The Vatican bank has started legal proceedings in Malta against those it holds responsible for the loss of millions of euros in an investment fund.
Maltese judge, Mr Justice Wenzu Mintoff, will preside over the case. His role will include deciding the bank’s total losses.
The Vatican statement says the losses are “significant.”
It also said the bank is taking the action against “the persons” in Malta to show its commitment to “any appropriate action to protect its financial and reputational interests”.
While the Vatican statement is guarded with names and details, various wildly different figures have emerged in the media.
The Daily Mail UK says according to a source close to the matter, the bank invested tens of millions of euros in funds in Malta and other countries in 2012 and 2013 when the bank was without a president.
(In May, 2012, the board of the bank ousted Italian Ettore Gotti Tedeschi by a no-confidence vote. It was not until February 2013 that German Ernst von Freyberg was appointed.)
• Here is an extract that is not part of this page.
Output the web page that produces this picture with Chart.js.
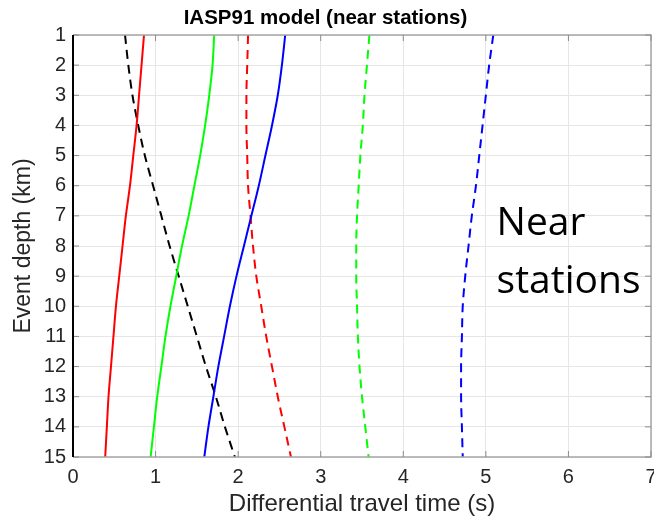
<!DOCTYPE html>
<html>
<head>
<meta charset="utf-8">
<script src="https://cdn.jsdelivr.net/npm/chart.js@4/dist/chart.umd.min.js"></script>
<style>
  html, body { margin: 0; padding: 0; background: #fff; }
  #wrap { width: 654px; height: 519px; }
</style>
</head>
<body>
<div id="wrap"><canvas id="chart" width="654" height="519"></canvas></div>
<script>
// event depth (km)
const depths=[1,2,3,4,5,6,7,8,9,10,11,12,13,14,15];
const xTicks=[0,1,2,3,4,5,6,7];
// differential travel times (s)
const redSolid=[0.86,0.83,0.80,0.77,0.73,0.69,0.64,0.60,0.56,0.52,0.49,0.46,0.43,0.41,0.39];
const greenSolid=[1.71,1.69,1.65,1.60,1.54,1.47,1.40,1.32,1.25,1.18,1.12,1.07,1.02,0.98,0.94];
const blueSolid=[2.57,2.53,2.48,2.41,2.33,2.25,2.16,2.07,1.98,1.90,1.83,1.76,1.70,1.64,1.59];
const blackDashed=[0.63,0.67,0.72,0.79,0.87,0.97,1.07,1.17,1.28,1.39,1.50,1.61,1.73,1.84,1.96];
const redDashed=[2.12,2.11,2.10,2.10,2.11,2.12,2.15,2.18,2.22,2.28,2.34,2.41,2.48,2.56,2.64];
const greenDashed=[3.59,3.56,3.53,3.51,3.48,3.46,3.44,3.43,3.43,3.44,3.45,3.47,3.50,3.54,3.58];
const blueDashed=[5.09,5.04,5.00,4.96,4.92,4.88,4.83,4.79,4.75,4.72,4.71,4.70,4.70,4.71,4.72];

const pts=arr=>arr.map((v,i)=>({x:v,y:depths[i]}));
function line(arr,color,dashed){
    return {
        data: pts(arr),
        indexAxis: 'y',
        borderColor: color,
        borderWidth: 2,
        borderDash: dashed ? [9,6] : [],
        showLine: true,
        pointRadius: 0,
        cubicInterpolationMode: 'monotone',
        fill: false
    };
}

// MATLAB style box with inward ticks + the "Near stations" note
const boxPlugin={
    id: 'box',
    afterDatasetsDraw(chart){
        const {ctx, chartArea:a, scales:{x,y}}=chart;
        ctx.save();
        ctx.strokeStyle='#a6a6a6';
        ctx.lineWidth=1.5;
        ctx.beginPath();
        ctx.moveTo(a.left,a.top); ctx.lineTo(a.right,a.top); ctx.lineTo(a.right,a.bottom); ctx.lineTo(a.left,a.bottom);
        ctx.stroke();
        ctx.lineWidth=1;
        ctx.strokeStyle='#8c8c8c';
        ctx.beginPath();
        xTicks.forEach(t=>{
            const px=x.getPixelForValue(t);
            ctx.moveTo(px,a.bottom); ctx.lineTo(px,a.bottom-6);
            ctx.moveTo(px,a.top); ctx.lineTo(px,a.top+6);
        });
        depths.forEach(t=>{
            const py=y.getPixelForValue(t);
            ctx.moveTo(a.left,py); ctx.lineTo(a.left+6,py);
            ctx.moveTo(a.right,py); ctx.lineTo(a.right-6,py);
        });
        ctx.stroke();
        ctx.strokeStyle='#000';
        ctx.lineWidth=2;
        ctx.beginPath();
        ctx.moveTo(a.left,a.top); ctx.lineTo(a.left,a.bottom);
        ctx.stroke();
        ctx.fillStyle='#000';
        ctx.font='39px "Open Sans"';
        ctx.textBaseline='alphabetic';
        ctx.textAlign='left';
        ctx.fillText('Near',x.getPixelForValue(5.13),235);
        ctx.fillText('stations',x.getPixelForValue(5.13),293);
        ctx.restore();
    }
};

const tickFont={family:'"Liberation Sans", Arial, sans-serif', size:20};
new Chart(document.getElementById('chart').getContext('2d'),{
    type: 'scatter',
    data: {
        datasets: [
            line(redSolid,'#ff0000',false),
            line(greenSolid,'#00ff00',false),
            line(blueSolid,'#0000ff',false),
            line(blackDashed,'#000000',true),
            line(redDashed,'#ff0000',true),
            line(greenDashed,'#00ff00',true),
            line(blueDashed,'#0000ff',true)
        ]
    },
    options: {
        responsive: false,
        animation: false,
        layout: {padding: {left:0, right:3, top:0, bottom:0}},
        plugins: {
            legend: {display: false},
            tooltip: {enabled: false},
            title: {
                display: true,
                text: 'IASP91 model (near stations)',
                color: '#000',
                font: {family:'"Liberation Sans", Arial, sans-serif', size:20.5, weight:'bold'},
                padding: {top:6, bottom:4.4}
            }
        },
        scales: {
            x: {
                type: 'linear',
                min: 0, max: 7,
                afterBuildTicks: s=>{ s.ticks=xTicks.map(v=>({value:v})); },
                afterFit: s=>{ s.height=62; s.paddingLeft=0; s.paddingRight=0; },
                ticks: {color:'#262626', font:tickFont, padding:8, maxRotation:0},
                grid: {color:'#e6e6e6', drawTicks:false},
                border: {display:false},
                title: {
                    display: true,
                    text: 'Differential travel time (s)',
                    color: '#262626',
                    font: {family:'"Liberation Sans", Arial, sans-serif', size:24},
                    padding: {top:0, bottom:0}
                }
            },
            y: {
                type: 'linear',
                reverse: true,
                min: 1, max: 15,
                afterBuildTicks: s=>{ s.ticks=depths.map(v=>({value:v})); },
                afterFit: s=>{ s.width=73; },
                ticks: {color:'#262626', font:tickFont, padding:7},
                grid: {color:'#e6e6e6', drawTicks:false},
                border: {display:false},
                title: {
                    display: true,
                    text: 'Event depth (km)',
                    color: '#262626',
                    font: {family:'"Liberation Sans", Arial, sans-serif', size:23},
                    padding: {top:10, bottom:0}
                }
            }
        }
    },
    plugins: [boxPlugin]
});
</script>
</body>
</html>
A Vatican spokesman told the Times of Malta the issue dates back to the beginning of 2013 for investments initially worth €17 million.
The Malta Independent newspaper says Italian news reports state that the total losses suffered by the bank came to upwards of 230 million euros.
The Malta Independent also cites Italian news reports as identifying the investment vehicles as the “Ad Maiora” fund, where money was reportedly invested through Malta-based Futura Funds as well as two companies registered in Luxembourg and two “foreigners”.
Magistrates had already found the bank had been embroiled in many Italian financial and international scandals in previous decades, as it was used by outsiders in both Italy and the Vatican either to launder money or evade taxes.
The court case does not yet have a sitting date assigned to it.
Pope Francis, who has said he wants the Roman Catholic Church to be a model of austerity and honesty, has made financial reform a central plank of his papacy.